Thinning out in a cold day

 Working in my garden in a cold winter day is sometimes boring. No weed to be removed and no seed to be seeded. All I have to do there in this season are cultivating, watering and adding fertilizers.

 Thinning-out is also important among those "winter-chores" to make my vegetables like spinach and pak-chois bigger. Today I thinned them out expecting future's bumper harvest.  Usually, I thinned out my spinach and pak-choy with making about 5cm space ( about 2inch ) between two sprouts
Aligned my spinach in a vinyl tunnel

Thinned-out spinach sprouts

My pak-choi in a vinyl tunnel

Thinned out pak-chois
 What will happen if we don't thin out properly? I'll show you an example of my failure.
I forget thinning out my daikon radishes when they were young sprouts so my gardening ridge for them are so crowded with grown daikon radishes like the photo shown below.

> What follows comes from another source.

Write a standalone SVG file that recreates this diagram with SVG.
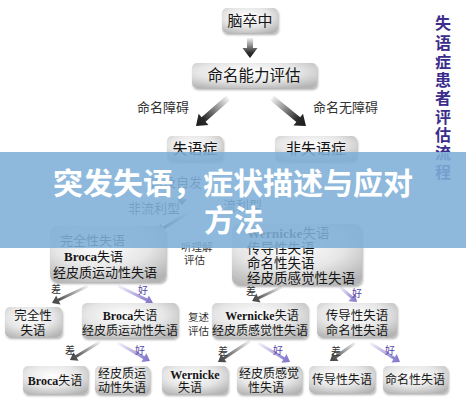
<svg xmlns="http://www.w3.org/2000/svg" width="466" height="400" viewBox="0 0 466 400">
<defs>
<radialGradient id="bx" cx="0.45" cy="0.35" r="0.75">
<stop offset="0" stop-color="#ffffff"/>
<stop offset="0.55" stop-color="#e6e6e6"/>
<stop offset="1" stop-color="#b4b4b4"/>
</radialGradient>
<linearGradient id="gm" x1="0" y1="0" x2="1" y2="0">
<stop offset="0" stop-color="#f2f2f2"/>
<stop offset="0.75" stop-color="#2a2a2a"/>
<stop offset="1" stop-color="#1a1a1a"/>
</linearGradient>
<linearGradient id="gb" x1="0" y1="0" x2="1" y2="0">
<stop offset="0" stop-color="#f4f4f4"/>
<stop offset="0.8" stop-color="#555"/>
<stop offset="1" stop-color="#444"/>
</linearGradient>
<linearGradient id="gg" x1="0" y1="0" x2="1" y2="0">
<stop offset="0" stop-color="#f6f5fb"/>
<stop offset="0.8" stop-color="#9085d2"/>
<stop offset="1" stop-color="#8074c8"/>
</linearGradient>
<filter id="sh" x="-10%" y="-10%" width="125%" height="135%">
<feGaussianBlur in="SourceAlpha" stdDeviation="1.2"/>
<feOffset dx="1" dy="1.5"/>
<feComponentTransfer><feFuncA type="linear" slope="0.3"/></feComponentTransfer>
<feMerge><feMergeNode/><feMergeNode in="SourceGraphic"/></feMerge>
</filter>
</defs>
<style>
.box{fill:url(#bx);filter:url(#sh)}
.t{font-family:"Noto Sans CJK SC",sans-serif;fill:#151515}
.c{text-anchor:middle}
.lat{font-family:"Liberation Serif",serif;font-weight:bold}
.lb{font-family:"Noto Sans CJK SC",sans-serif;fill:#333;font-size:13px}
.sm{font-family:"Noto Sans CJK SC",sans-serif;fill:#333;font-size:10.5px}
.bad{font-family:"Noto Sans CJK SC",sans-serif;fill:#333;font-size:10px;text-anchor:middle}
.good{font-family:"Noto Sans CJK SC",sans-serif;fill:#5546a8;font-size:10px;text-anchor:middle}
.am{fill:url(#gm)}
.ab{fill:url(#gb)}
.ag{fill:url(#gg)}
.vt{font-family:"Noto Sans CJK SC",sans-serif;font-weight:bold;fill:#3a2d8c;font-size:16px;text-anchor:middle}
.title{font-family:"Noto Sans CJK SC",sans-serif;font-weight:bold;fill:#ffffff;font-size:30px;text-anchor:middle}
</style>
<rect width="466" height="400" fill="#ffffff"/>

<g id="connectors">
<polygon class="am" transform="translate(250,38) rotate(90)" points="0,-3 10,-3 10,-7.5 20,0 10,7.5 10,3 0,3"/>
<polygon class="am" transform="translate(228,98) rotate(138.8)" points="0,-3 32.5,-3 32.5,-7.5 42.5,0 32.5,7.5 32.5,3 0,3"/>
<polygon class="am" transform="translate(272,98) rotate(39.5)" points="0,-3 34,-3 34,-7.5 44,0 34,7.5 34,3 0,3"/>
<polygon class="ab" transform="translate(182,192) rotate(90)" points="0,-1.5 7,-1.5 7,-5 13,0 7,5 7,1.5 0,1.5"/>
<polygon class="ab" transform="translate(190,212) rotate(148.8)" points="0,-1.5 31.6,-1.5 31.6,-5 38.6,0 31.6,5 31.6,1.5 0,1.5"/>
<polygon class="ab" transform="translate(88,286) rotate(154.7)" points="0,-1.5 32.8,-1.5 32.8,-5 39.8,0 32.8,5 32.8,1.5 0,1.5"/>
<polygon class="ag" transform="translate(118,286) rotate(25.9)" points="0,-1.5 31.9,-1.5 31.9,-5 38.9,0 31.9,5 31.9,1.5 0,1.5"/>
<polygon class="ab" transform="translate(282,287) rotate(155)" points="0,-1.5 26,-1.5 26,-5 33,0 26,5 26,1.5 0,1.5"/>
<polygon class="ag" transform="translate(340,287) rotate(41.4)" points="0,-1.5 15.7,-1.5 15.7,-5 22.7,0 15.7,5 15.7,1.5 0,1.5"/>
<polygon class="ab" transform="translate(100,342) rotate(149)" points="0,-1.5 28,-1.5 28,-5 35,0 28,5 28,1.5 0,1.5"/>
<polygon class="ag" transform="translate(118,343) rotate(29.4)" points="0,-1.5 29.7,-1.5 29.7,-5 36.7,0 29.7,5 29.7,1.5 0,1.5"/>
<polygon class="ab" transform="translate(250,341) rotate(146.7)" points="0,-1.5 31.3,-1.5 31.3,-5 38.3,0 31.3,5 31.3,1.5 0,1.5"/>
<polygon class="ag" transform="translate(258,343) rotate(30.7)" points="0,-1.5 30.2,-1.5 30.2,-5 37.2,0 30.2,5 30.2,1.5 0,1.5"/>
<polygon class="ab" transform="translate(355,343) rotate(144.2)" points="0,-1.5 23.8,-1.5 23.8,-5 30.8,0 23.8,5 23.8,1.5 0,1.5"/>
<polygon class="ag" transform="translate(370,343) rotate(32.3)" points="0,-1.5 28.5,-1.5 28.5,-5 35.5,0 28.5,5 28.5,1.5 0,1.5"/>
</g>

<g id="labels">
<text class="lb" x="137" y="112">命名障碍</text>
<text class="lb" x="313" y="112">命名无障碍</text>
<text class="lb" x="150" y="187">语及自发</text>
<text class="lb" x="128" y="213">非流利型</text>
<text class="lb" x="223" y="210">流利型</text>
<text class="sm" x="181" y="251">听理解</text>
<text class="sm" x="184" y="264">评估</text>
<text class="sm" x="188" y="321">复述</text>
<text class="sm" x="188" y="335">评估</text>
<text class="bad" x="56" y="293">差</text>
<text class="good" x="143" y="294">好</text>
<text class="bad" x="251" y="295">差</text>
<text class="good" x="357" y="297">好</text>
<text class="bad" x="70" y="354">差</text>
<text class="good" x="140" y="354">好</text>
<text class="bad" x="223" y="355">差</text>
<text class="good" x="278" y="354">好</text>
<text class="bad" x="336" y="355">差</text>
<text class="good" x="390" y="354">好</text>
</g>

<g id="n-stroke"><rect class="box" x="222" y="8" width="56" height="25" rx="5"/><text class="t c" x="250" y="26" font-size="15">脑卒中</text></g>
<g id="n-naming"><rect class="box" x="192" y="63" width="125" height="25" rx="5"/><text class="t c" x="254" y="81" font-size="15.5">命名能力评估</text></g>
<g id="n-aphasia"><rect class="box" x="167" y="136" width="56" height="25" rx="5"/><text class="t c" x="195" y="154" font-size="15">失语症</text></g>
<g id="n-nonaphasia"><rect class="box" x="275" y="136" width="82" height="25" rx="5"/><text class="t c" x="316" y="154" font-size="15">非失语症</text></g>

<g id="n-nonfluent"><rect class="box" x="50" y="226" width="116" height="56" rx="7"/>
<text class="t" x="60" y="245" font-size="13">完全性失语</text>
<text class="t" x="64" y="261" font-size="13"><tspan class="lat">Broca</tspan>失语</text>
<text class="t" x="53" y="277" font-size="13">经皮质运动性失语</text></g>
<g id="n-fluent"><rect class="box" x="232" y="224" width="130" height="61" rx="7"/>
<text class="t" x="247" y="238" font-size="13.5"><tspan class="lat">Wernicke</tspan>失语</text>
<text class="t" x="247" y="253" font-size="13.5">传导性失语</text>
<text class="t" x="247" y="268" font-size="13.5">命名性失语</text>
<text class="t" x="247" y="283" font-size="13.5">经皮质感觉性失语</text></g>

<g id="n-global"><rect class="box" x="5" y="307" width="57" height="30" rx="5"/>
<text class="t c" x="33" y="320" font-size="12.5">完全性</text>
<text class="t c" x="33" y="335" font-size="12.5">失语</text></g>
<g id="n-broca-tcm"><rect class="box" x="82" y="303" width="96" height="35" rx="5"/>
<text class="t c" x="130" y="320" font-size="12"><tspan class="lat">Broca</tspan>失语</text>
<text class="t c" x="130" y="335" font-size="12">经皮质运动性失语</text></g>
<g id="n-wern-tcs"><rect class="box" x="212" y="303" width="96" height="35" rx="5"/>
<text class="t c" x="262" y="320" font-size="12"><tspan class="lat">Wernicke</tspan>失语</text>
<text class="t c" x="260" y="335" font-size="12">经皮质感觉性失语</text></g>
<g id="n-cond-anom"><rect class="box" x="317" y="303" width="80" height="34" rx="5"/>
<text class="t c" x="357" y="320" font-size="12.5">传导性失语</text>
<text class="t c" x="357" y="335" font-size="12.5">命名性失语</text></g>

<g id="n-broca"><rect class="box" x="23" y="366" width="65" height="28" rx="5"/>
<text class="t c" x="55" y="385" font-size="12"><tspan class="lat">Broca</tspan>失语</text></g>
<g id="n-tcm"><rect class="box" x="95" y="366" width="55" height="28" rx="5"/>
<text class="t c" x="122" y="378" font-size="12">经皮质运</text>
<text class="t c" x="122" y="392" font-size="12">动性失语</text></g>
<g id="n-wernicke"><rect class="box" x="162" y="366" width="66" height="28" rx="5"/>
<text class="t c" x="195" y="379" font-size="12"><tspan class="lat">Wernicke</tspan></text>
<text class="t c" x="190" y="392" font-size="12">失语</text></g>
<g id="n-tcs"><rect class="box" x="237" y="366" width="65" height="28" rx="5"/>
<text class="t c" x="269" y="378" font-size="12">经皮质感觉</text>
<text class="t c" x="266" y="392" font-size="12">性失语</text></g>
<g id="n-conduction"><rect class="box" x="309" y="366" width="66" height="27" rx="5"/>
<text class="t c" x="342" y="384" font-size="12">传导性失语</text></g>
<g id="n-anomic"><rect class="box" x="383" y="366" width="65" height="27" rx="5"/>
<text class="t c" x="415" y="384" font-size="12">命名性失语</text></g>

<g id="vertical-title">
<text class="vt" x="443" y="29">失</text>
<text class="vt" x="443" y="49">语</text>
<text class="vt" x="443" y="68">症</text>
<text class="vt" x="443" y="86">患</text>
<text class="vt" x="443" y="104">者</text>
<text class="vt" x="443" y="123">评</text>
<text class="vt" x="443" y="141">估</text>
<text class="vt" x="443" y="159">流</text>
<text class="vt" x="443" y="178">程</text>
</g>

<g id="banner">
<rect x="0" y="152" width="466" height="96" fill="#7eafd8" fill-opacity="0.88"/>
<text class="title" x="233" y="194">突发失语，症状描述与应对</text>
<text class="title" x="234" y="231">方法</text>
</g>
</svg>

Making daikon roots bigger and longer requires more space but my daikon radishes have been forced to grow in the "limited space".

 Eventually, most of my "grown daikons "are much shorter than ones I harvested last season.


 I would like to show a good example. One of other gardeners have grown big and long daikon radishes since he thinned them out properly with making enough space between two daikons. He has about 10cm space between them as the photo below shows.

1 comment:

Mark Willis said...

Yes, what you say is true. Thinning the crops to the right spacing is hard work, but makes a big difference. Sometimes "Less is More".